*WHAT IS REQUIRED:* Exactly as written, retype the listing below, omitting the pictures.

::: MATERIAL :::

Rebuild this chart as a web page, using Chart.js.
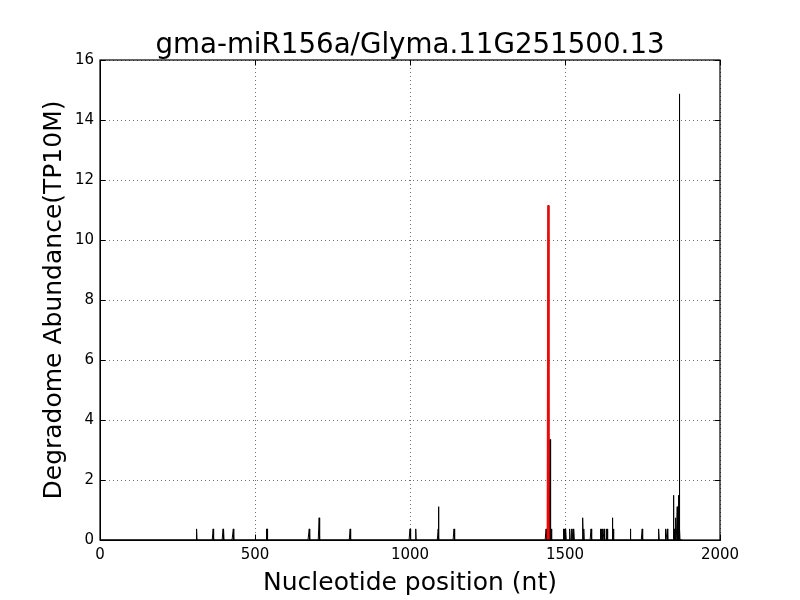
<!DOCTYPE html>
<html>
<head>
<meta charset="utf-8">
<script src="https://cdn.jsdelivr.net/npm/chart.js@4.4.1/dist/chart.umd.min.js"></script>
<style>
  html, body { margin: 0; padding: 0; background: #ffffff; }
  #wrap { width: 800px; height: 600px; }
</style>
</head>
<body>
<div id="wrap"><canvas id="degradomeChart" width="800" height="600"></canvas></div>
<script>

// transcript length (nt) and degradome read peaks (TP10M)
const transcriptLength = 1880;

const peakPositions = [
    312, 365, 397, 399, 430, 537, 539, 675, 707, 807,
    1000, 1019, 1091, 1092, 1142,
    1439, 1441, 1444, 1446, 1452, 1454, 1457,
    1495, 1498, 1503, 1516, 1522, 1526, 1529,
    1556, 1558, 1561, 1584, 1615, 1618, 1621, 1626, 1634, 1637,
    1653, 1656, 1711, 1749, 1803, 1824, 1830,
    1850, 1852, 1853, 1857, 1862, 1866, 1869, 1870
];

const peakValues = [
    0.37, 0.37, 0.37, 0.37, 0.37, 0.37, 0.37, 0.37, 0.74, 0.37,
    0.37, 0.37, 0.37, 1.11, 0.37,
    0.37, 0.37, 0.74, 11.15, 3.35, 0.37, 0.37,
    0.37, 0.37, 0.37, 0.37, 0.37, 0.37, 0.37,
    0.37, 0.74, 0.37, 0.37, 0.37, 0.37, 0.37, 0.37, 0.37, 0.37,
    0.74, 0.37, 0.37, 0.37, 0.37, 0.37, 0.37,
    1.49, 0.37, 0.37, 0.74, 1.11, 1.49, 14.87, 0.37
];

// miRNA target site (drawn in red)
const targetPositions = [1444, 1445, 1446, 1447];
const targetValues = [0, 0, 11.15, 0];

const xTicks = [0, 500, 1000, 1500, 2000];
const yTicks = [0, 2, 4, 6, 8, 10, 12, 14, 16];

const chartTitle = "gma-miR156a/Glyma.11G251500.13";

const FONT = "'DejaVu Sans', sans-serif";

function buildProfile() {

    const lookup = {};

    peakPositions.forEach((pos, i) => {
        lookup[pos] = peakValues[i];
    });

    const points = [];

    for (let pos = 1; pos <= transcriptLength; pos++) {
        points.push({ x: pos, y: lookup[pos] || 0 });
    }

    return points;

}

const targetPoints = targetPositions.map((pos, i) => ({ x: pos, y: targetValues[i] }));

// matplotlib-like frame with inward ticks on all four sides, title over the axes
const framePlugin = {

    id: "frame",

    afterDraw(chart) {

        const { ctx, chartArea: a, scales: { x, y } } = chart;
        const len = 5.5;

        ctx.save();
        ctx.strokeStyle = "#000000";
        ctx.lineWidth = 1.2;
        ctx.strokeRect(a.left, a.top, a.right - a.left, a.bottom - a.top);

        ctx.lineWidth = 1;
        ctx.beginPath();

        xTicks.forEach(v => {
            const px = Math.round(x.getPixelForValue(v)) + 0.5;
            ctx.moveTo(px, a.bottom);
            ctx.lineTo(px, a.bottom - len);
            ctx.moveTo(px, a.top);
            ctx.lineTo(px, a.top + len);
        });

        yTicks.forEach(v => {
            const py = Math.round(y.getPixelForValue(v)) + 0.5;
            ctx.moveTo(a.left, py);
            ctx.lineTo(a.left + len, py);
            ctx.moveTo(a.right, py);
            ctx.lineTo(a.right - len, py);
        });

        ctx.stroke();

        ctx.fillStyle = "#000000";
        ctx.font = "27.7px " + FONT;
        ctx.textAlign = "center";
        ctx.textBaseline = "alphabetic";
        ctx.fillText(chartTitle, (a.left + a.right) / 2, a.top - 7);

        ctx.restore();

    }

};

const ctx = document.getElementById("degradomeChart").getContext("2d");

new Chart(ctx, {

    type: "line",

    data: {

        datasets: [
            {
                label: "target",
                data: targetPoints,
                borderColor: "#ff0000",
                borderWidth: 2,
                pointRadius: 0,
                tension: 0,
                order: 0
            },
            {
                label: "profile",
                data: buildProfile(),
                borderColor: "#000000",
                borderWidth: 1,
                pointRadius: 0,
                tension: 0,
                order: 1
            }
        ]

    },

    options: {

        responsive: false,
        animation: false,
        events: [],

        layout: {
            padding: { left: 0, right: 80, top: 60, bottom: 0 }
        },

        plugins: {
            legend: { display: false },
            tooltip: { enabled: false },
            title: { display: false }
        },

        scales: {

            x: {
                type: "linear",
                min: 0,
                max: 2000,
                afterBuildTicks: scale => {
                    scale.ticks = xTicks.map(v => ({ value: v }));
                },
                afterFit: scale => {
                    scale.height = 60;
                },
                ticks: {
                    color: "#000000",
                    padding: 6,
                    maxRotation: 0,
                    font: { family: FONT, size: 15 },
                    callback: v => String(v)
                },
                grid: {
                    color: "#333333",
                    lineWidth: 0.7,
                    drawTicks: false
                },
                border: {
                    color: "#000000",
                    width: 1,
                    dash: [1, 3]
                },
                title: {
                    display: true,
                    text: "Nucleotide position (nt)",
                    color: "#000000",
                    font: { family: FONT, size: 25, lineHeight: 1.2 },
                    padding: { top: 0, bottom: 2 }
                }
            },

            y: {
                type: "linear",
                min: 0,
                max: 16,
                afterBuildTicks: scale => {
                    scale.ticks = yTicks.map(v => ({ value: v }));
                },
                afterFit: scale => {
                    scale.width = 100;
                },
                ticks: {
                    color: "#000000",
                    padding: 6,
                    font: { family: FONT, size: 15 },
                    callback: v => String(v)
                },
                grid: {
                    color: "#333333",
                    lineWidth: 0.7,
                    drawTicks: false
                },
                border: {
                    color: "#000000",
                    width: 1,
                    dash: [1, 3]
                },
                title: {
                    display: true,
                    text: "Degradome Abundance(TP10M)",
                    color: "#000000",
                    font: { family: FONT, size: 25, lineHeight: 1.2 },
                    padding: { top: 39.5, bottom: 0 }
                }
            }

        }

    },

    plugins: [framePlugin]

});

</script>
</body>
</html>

:::

*CORRECT RESULT:*
Rebuild this chart as a web page, using Chart.js.
<!DOCTYPE html>
<html>
<head>
<meta charset="utf-8">
<script src="https://cdn.jsdelivr.net/npm/chart.js@4.4.1/dist/chart.umd.min.js"></script>
<style>
  html, body { margin: 0; padding: 0; background: #ffffff; }
  #wrap { width: 800px; height: 600px; }
</style>
</head>
<body>
<div id="wrap"><canvas id="degradomeChart" width="800" height="600"></canvas></div>
<script>

// transcript length (nt) and degradome read peaks (TP10M)
const transcriptLength = 1880;

const peakPositions = [
    312, 365, 397, 399, 430, 537, 539, 675, 707, 807,
    1000, 1019, 1091, 1092, 1142,
    1439, 1441, 1444, 1446, 1452, 1454, 1457,
    1495, 1498, 1503, 1516, 1522, 1526, 1529,
    1556, 1558, 1561, 1584, 1615, 1618, 1621, 1626, 1634, 1637,
    1653, 1656, 1711, 1749, 1803, 1824, 1830,
    1850, 1852, 1853, 1857, 1862, 1866, 1869, 1870
];

const peakValues = [
    0.37, 0.37, 0.37, 0.37, 0.37, 0.37, 0.37, 0.37, 0.74, 0.37,
    0.37, 0.37, 0.37, 1.11, 0.37,
    0.37, 0.37, 0.74, 11.15, 3.35, 0.37, 0.37,
    0.37, 0.37, 0.37, 0.37, 0.37, 0.37, 0.37,
    0.37, 0.74, 0.37, 0.37, 0.37, 0.37, 0.37, 0.37, 0.37, 0.37,
    0.74, 0.37, 0.37, 0.37, 0.37, 0.37, 0.37,
    1.49, 0.37, 0.37, 0.74, 1.11, 1.49, 14.87, 0.37
];

// miRNA target site (drawn in red)
const targetPositions = [1444, 1445, 1446, 1447];
const targetValues = [0, 0, 11.15, 0];

const xTicks = [0, 500, 1000, 1500, 2000];
const yTicks = [0, 2, 4, 6, 8, 10, 12, 14, 16];

const chartTitle = "gma-miR156a/Glyma.11G251500.13";

const FONT = "'DejaVu Sans', sans-serif";

function buildProfile() {

    const lookup = {};

    peakPositions.forEach((pos, i) => {
        lookup[pos] = peakValues[i];
    });

    const points = [];

    for (let pos = 1; pos <= transcriptLength; pos++) {
        points.push({ x: pos, y: lookup[pos] || 0 });
    }

    return points;

}

const targetPoints = targetPositions.map((pos, i) => ({ x: pos, y: targetValues[i] }));

// matplotlib-like frame with inward ticks on all four sides, title over the axes
const framePlugin = {

    id: "frame",

    afterDraw(chart) {

        const { ctx, chartArea: a, scales: { x, y } } = chart;
        const len = 5.5;

        ctx.save();
        ctx.strokeStyle = "#000000";
        ctx.lineWidth = 1.2;
        ctx.strokeRect(a.left, a.top, a.right - a.left, a.bottom - a.top);

        ctx.lineWidth = 1;
        ctx.beginPath();

        xTicks.forEach(v => {
            const px = Math.round(x.getPixelForValue(v)) + 0.5;
            ctx.moveTo(px, a.bottom);
            ctx.lineTo(px, a.bottom - len);
            ctx.moveTo(px, a.top);
            ctx.lineTo(px, a.top + len);
        });

        yTicks.forEach(v => {
            const py = Math.round(y.getPixelForValue(v)) + 0.5;
            ctx.moveTo(a.left, py);
            ctx.lineTo(a.left + len, py);
            ctx.moveTo(a.right, py);
            ctx.lineTo(a.right - len, py);
        });

        ctx.stroke();

        ctx.fillStyle = "#000000";
        ctx.font = "27.7px " + FONT;
        ctx.textAlign = "center";
        ctx.textBaseline = "alphabetic";
        ctx.fillText(chartTitle, (a.left + a.right) / 2, a.top - 7);

        ctx.restore();

    }

};

const ctx = document.getElementById("degradomeChart").getContext("2d");

new Chart(ctx, {

    type: "line",

    data: {

        datasets: [
            {
                label: "target",
                data: targetPoints,
                borderColor: "#ff0000",
                borderWidth: 2,
                pointRadius: 0,
                tension: 0,
                order: 0
            },
            {
                label: "profile",
                data: buildProfile(),
                borderColor: "#000000",
                borderWidth: 1,
                pointRadius: 0,
                tension: 0,
                order: 1
            }
        ]

    },

    options: {

        responsive: false,
        animation: false,
        events: [],

        layout: {
            padding: { left: 0, right: 80, top: 60, bottom: 0 }
        },

        plugins: {
            legend: { display: false },
            tooltip: { enabled: false },
            title: { display: false }
        },

        scales: {

            x: {
                type: "linear",
                min: 0,
                max: 2000,
                afterBuildTicks: scale => {
                    scale.ticks = xTicks.map(v => ({ value: v }));
                },
                afterFit: scale => {
                    scale.height = 60;
                },
                ticks: {
                    color: "#000000",
                    padding: 6,
                    maxRotation: 0,
                    font: { family: FONT, size: 15 },
                    callback: v => String(v)
                },
                grid: {
                    color: "#333333",
                    lineWidth: 0.7,
                    drawTicks: false
                },
                border: {
                    color: "#000000",
                    width: 1,
                    dash: [1, 3]
                },
                title: {
                    display: true,
                    text: "Nucleotide position (nt)",
                    color: "#000000",
                    font: { family: FONT, size: 25, lineHeight: 1.2 },
                    padding: { top: 0, bottom: 2 }
                }
            },

            y: {
                type: "linear",
                min: 0,
                max: 16,
                afterBuildTicks: scale => {
                    scale.ticks = yTicks.map(v => ({ value: v }));
                },
                afterFit: scale => {
                    scale.width = 100;
                },
                ticks: {
                    color: "#000000",
                    padding: 6,
                    font: { family: FONT, size: 15 },
                    callback: v => String(v)
                },
                grid: {
                    color: "#333333",
                    lineWidth: 0.7,
                    drawTicks: false
                },
                border: {
                    color: "#000000",
                    width: 1,
                    dash: [1, 3]
                },
                title: {
                    display: true,
                    text: "Degradome Abundance(TP10M)",
                    color: "#000000",
                    font: { family: FONT, size: 25, lineHeight: 1.2 },
                    padding: { top: 39.5, bottom: 0 }
                }
            }

        }

    },

    plugins: [framePlugin]

});

</script>
</body>
</html>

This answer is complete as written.